Kabar miring kembali menimpa pasangan capres cawapres Prabowo-Hatta. Ketua Koordinator Nasional Pro Jokowi Budi Arie Setiadi menyebutkan, dari data pantauan di Bloomberg, terdapat transaksi investasi di Bursa Efek Indonesia (BEI) yang menyangkut pasangan tersebut.
Ya, dari data tersebut ada transaksi investasi yang tercatat dari pihak yang menggunakan nama "Tanoesudibjo Prabowo Hatta". Jumlahnya Rp 869,8 miliar dan digunakan untuk membeli saham empat perusahaan grup MNC baru-baru ini.
Seperti diketahui, Grup MNC merupakan "kerajaan" bisnis milik taipan Hary Tanoesudibjo. Saat ini, Hary merupakan salah satu pengusaha yang mendukung pasangan Prabowo-Hatta.
Budi merinci, dari total dana tersebut, sebesar Rp 712,7 miliar digunakan untuk membeli 6,13 persen saham emiten berkode BHIT di Bursa Efek Indonesia. Sedangkan Rp 113 Miliar digunakan untuk memboyong 1,38 persen saham perusahaan berkode KPIG.
Selain itu, Rp 33 miliar digelontorkan untuk membeli 0,11 persen saham BMTR, dan yang terakhir Rp 11,8 miliar untuk 0,03 persen saham MNCN.
Budi pun curiga dengan nama pelaku transaksi tersebut. Pasalnya, nama tersebut sangat pas dengan nama pasangan capres cawapres Prabowo-Hatta. "Kalau benar, Prabowo-Hatta harus menjelaskan dari mana sumber dana itu. Kita memerlukan pemimpin yang jujur, " ujar Arie Setiadi, di Jakarta, Jumat (28/6/2014).

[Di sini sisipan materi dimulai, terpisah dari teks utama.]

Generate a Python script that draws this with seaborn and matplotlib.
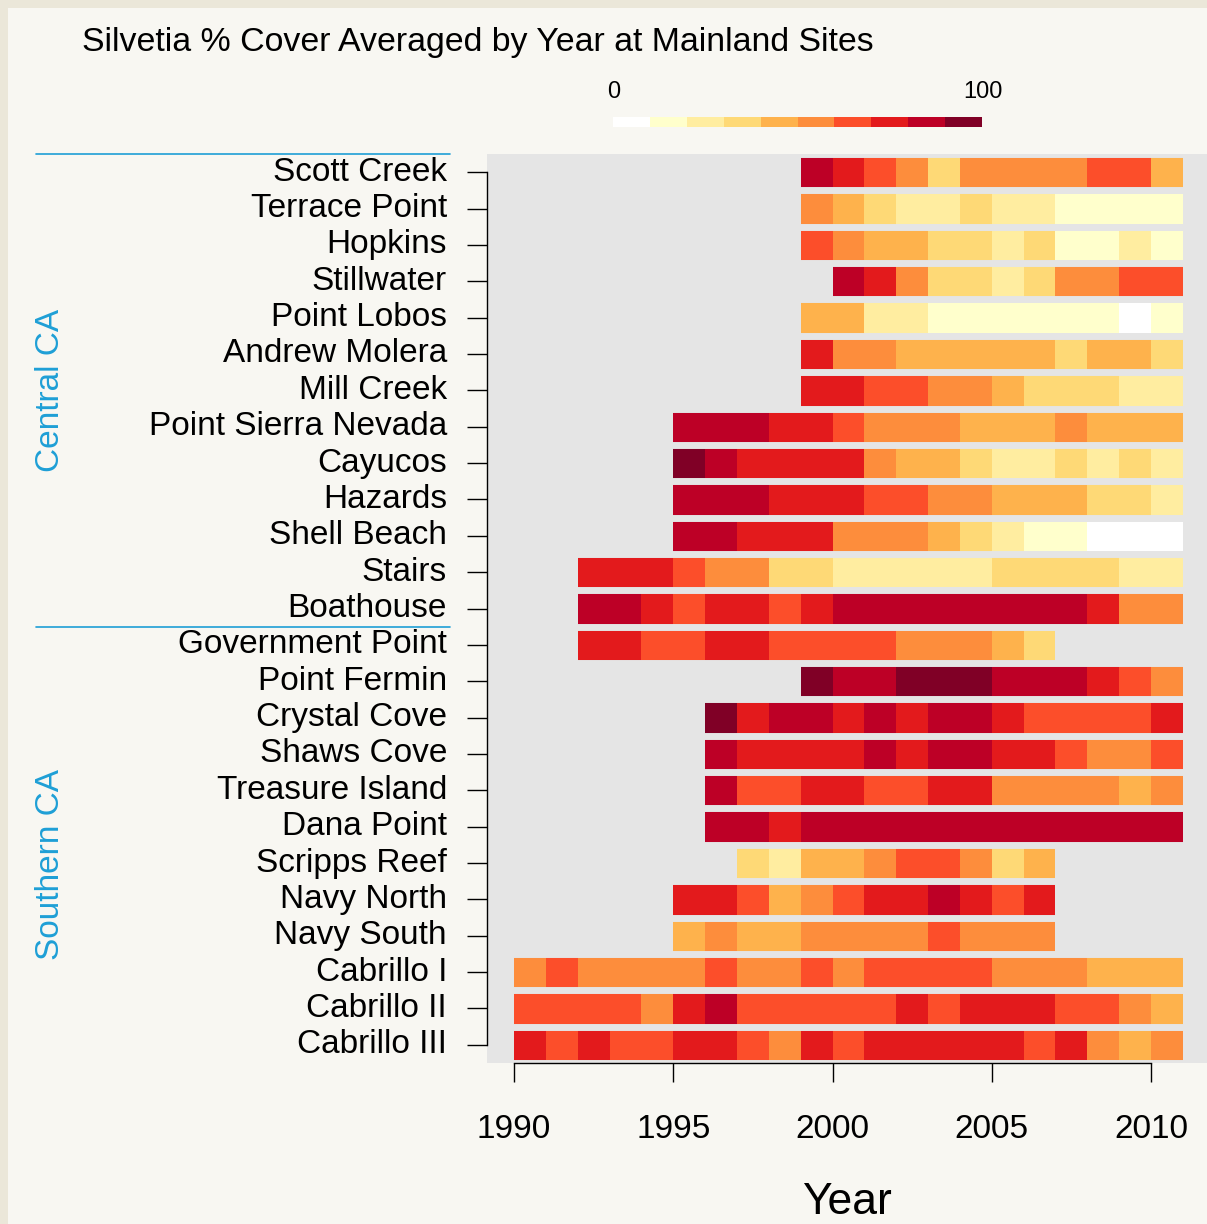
import numpy as np
import pandas as pd
import seaborn as sns
import matplotlib.pyplot as plt
from matplotlib.colors import ListedColormap
from matplotlib.lines import Line2D
from matplotlib.patches import Rectangle
from matplotlib.transforms import blended_transform_factory

# sites, top to bottom
sites = ["Scott Creek", "Terrace Point", "Hopkins", "Stillwater", "Point Lobos",
         "Andrew Molera", "Mill Creek", "Point Sierra Nevada", "Cayucos", "Hazards",
         "Shell Beach", "Stairs", "Boathouse",
         "Government Point", "Point Fermin", "Crystal Cove", "Shaws Cove",
         "Treasure Island", "Dana Point", "Scripps Reef", "Navy North", "Navy South",
         "Cabrillo I", "Cabrillo II", "Cabrillo III"]
n_central = 13

# first surveyed year for each site
start_years = [1999, 1999, 1999, 2000, 1999, 1999, 1999, 1995, 1995, 1995, 1995, 1992, 1992,
               1992, 1999, 1996, 1996, 1996, 1996, 1997, 1995, 1995, 1990, 1990, 1990]

# % cover by year
cover = [
    [85, 75, 65, 55, 35, 55, 55, 55, 55, 65, 65, 45],
    [55, 45, 35, 25, 25, 35, 25, 25, 15, 15, 15, 15],
    [65, 55, 45, 45, 35, 35, 25, 35, 15, 15, 25, 15],
    [85, 75, 55, 35, 35, 25, 35, 55, 55, 65, 65],
    [45, 45, 25, 25, 15, 15, 15, 15, 15, 15, 5, 15],
    [75, 55, 55, 45, 45, 45, 45, 45, 35, 45, 45, 35],
    [75, 75, 65, 65, 55, 55, 45, 35, 35, 35, 25, 25],
    [85, 85, 85, 75, 75, 65, 55, 55, 55, 45, 45, 45, 55, 45, 45, 45],
    [95, 85, 75, 75, 75, 75, 55, 45, 45, 35, 25, 25, 35, 25, 35, 25],
    [85, 85, 85, 75, 75, 75, 65, 65, 55, 55, 45, 45, 45, 35, 35, 25],
    [85, 85, 75, 75, 75, 55, 55, 55, 45, 35, 25, 15, 15, 5, 5, 5],
    [75, 75, 75, 65, 55, 55, 35, 35, 25, 25, 25, 25, 25, 35, 35, 35, 35, 25, 25],
    [85, 85, 75, 65, 75, 75, 65, 75, 85, 85, 85, 85, 85, 85, 85, 85, 75, 55, 55],
    [75, 75, 65, 65, 75, 75, 65, 65, 65, 65, 55, 55, 55, 45, 35],
    [95, 85, 85, 95, 95, 95, 85, 85, 85, 75, 65, 55],
    [95, 75, 85, 85, 75, 85, 75, 85, 85, 75, 65, 65, 65, 65, 75],
    [85, 75, 75, 75, 75, 85, 75, 85, 85, 75, 75, 65, 55, 55, 65],
    [85, 65, 65, 75, 75, 65, 65, 75, 75, 55, 55, 55, 55, 45, 55],
    [85, 85, 75, 85, 85, 85, 85, 85, 85, 85, 85, 85, 85, 85, 85],
    [35, 25, 45, 45, 55, 65, 65, 55, 35, 45],
    [75, 75, 65, 45, 55, 65, 75, 75, 85, 75, 65, 75],
    [45, 55, 45, 45, 55, 55, 55, 55, 65, 55, 55, 55],
    [55, 65, 55, 55, 55, 55, 65, 55, 55, 65, 55, 65, 65, 65, 65, 55, 55, 55, 45, 45, 45],
    [65, 65, 65, 65, 55, 75, 85, 65, 65, 65, 65, 65, 75, 65, 75, 75, 75, 65, 65, 55, 45],
    [75, 65, 75, 65, 65, 75, 75, 65, 55, 75, 65, 75, 75, 75, 75, 75, 65, 75, 55, 45, 55],
]

years = list(range(1990, 2011))
year_ticks = [1990, 1995, 2000, 2005, 2010]
legend_levels = [5, 15, 25, 35, 45, 55, 65, 75, 85, 95]
bin_colors = ["#FFFFFF", "#FFFFCC", "#FFEDA0", "#FED976", "#FEB24C",
              "#FD8D3C", "#FC4E2A", "#E31A1C", "#BD0026", "#800026"]

# build the site x year grid, gaps left as NaN
grid = pd.DataFrame(np.nan, index=sites, columns=years)
for site, y0, vals in zip(sites, start_years, cover):
    grid.loc[site, y0:y0 + len(vals) - 1] = vals

sns.set_theme(style="white")
plt.rcParams["font.family"] = ["Liberation Sans", "DejaVu Sans"]

W, H = 1207, 1224
fig = plt.figure(figsize=(W / 100, H / 100), dpi=100)
fig.patch.set_facecolor("#EBE7D9")
fig.patches.append(Rectangle((8 / W, 0), 1, 1 - 8 / H, transform=fig.transFigure,
                             facecolor="#F8F7F2", edgecolor="none", zorder=-10))

cmap = ListedColormap(bin_colors)
bg = "#E5E5E5"

ax = fig.add_axes([487 / W, 1 - 1063 / H, (W - 487) / W, (1063 - 154) / H])
ax.set_facecolor(bg)
sns.heatmap(grid, cmap=cmap, vmin=0, vmax=100, cbar=False, ax=ax,
            xticklabels=False, yticklabels=True)

# gaps between the rows (under the spines)
for i in range(len(sites) + 1):
    ax.axhline(i, color=bg, lw=5.0, zorder=2)

# x scale: column j covers year 1990+j
ax.set_xlim(-0.848, (W - 514) / 31.85)
ax.set_xticks([y - years[0] for y in year_ticks])
ax.set_xticklabels([str(y) for y in year_ticks], fontsize=24)
ax.set_yticks(np.arange(len(sites)) + 0.5)
ax.set_yticklabels(sites, fontsize=24, rotation=0)

ax.tick_params(axis="y", left=True, length=14.4, width=1, pad=14.4, colors="black")
ax.tick_params(axis="x", bottom=True, length=13.7, width=1, pad=23, colors="black")
for lab in ax.get_xticklabels() + ax.get_yticklabels():
    lab.set_color("black")

for side in ["top", "right"]:
    ax.spines[side].set_visible(False)
for side in ["left", "bottom"]:
    ax.spines[side].set_visible(True)
    ax.spines[side].set_color("black")
    ax.spines[side].set_linewidth(1)
    ax.spines[side].set_zorder(5)
ax.spines["left"].set_bounds(0.5, len(sites) - 0.5)
ax.spines["bottom"].set_bounds(0, year_ticks[-1] - years[0])

ax.set_xlabel("Year", fontsize=32, color="black", verticalalignment="center")
ax.xaxis.set_label_coords(0.5, -(1203 - 1063) / (1063 - 154))
ax.set_ylabel("")

# region separators and labels
trans = blended_transform_factory(fig.transFigure, ax.transData)
for yb in [0, n_central]:
    fig.lines.append(Line2D([36 / W, 450 / W], [yb, yb], transform=trans,
                            color="#1E9FD6", lw=1.2))
fig.text(51 / W, 1 - 390 / H, "Central CA", rotation=90, ha="center", va="center",
         fontsize=24, color="#1E9FD6")
fig.text(51 / W, 1 - 864 / H, "Southern CA", rotation=90, ha="center", va="center",
         fontsize=24, color="#1E9FD6")

fig.text(82 / W, 1 - 42 / H, "Silvetia % Cover Averaged by Year at Mainland Sites",
         ha="left", va="center", fontsize=24.4, color="black")

# colour key
lax = fig.add_axes([613 / W, 1 - 127 / H, (982 - 613) / W, 10 / H])
sns.heatmap(pd.DataFrame([legend_levels]), cmap=cmap, vmin=0, vmax=100, cbar=False,
            xticklabels=False, yticklabels=False, ax=lax)
fig.text(614 / W, 1 - 92 / H, "0", ha="center", va="center", fontsize=17, color="black")
fig.text(983 / W, 1 - 92 / H, "100", ha="center", va="center", fontsize=17, color="black")

fig.savefig("out.png", dpi=100, facecolor=fig.get_facecolor())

Menurut Arie, sudah menjadi modus yang umum bahwa pasar modal dimanfaatkan sebagai cara melakukan pencucian uang alias money laundering. "Biasanya itu untuk membawa uang haram yang berasal dari luar negeri untuk masuk ke Indonesia," kata dia.
"Nanti penjualan sahamnya akan bisa masuk ke sistem perbankan dengan aman," imbuh mantan kepala Balitbang PDI-P di Jakarta itu.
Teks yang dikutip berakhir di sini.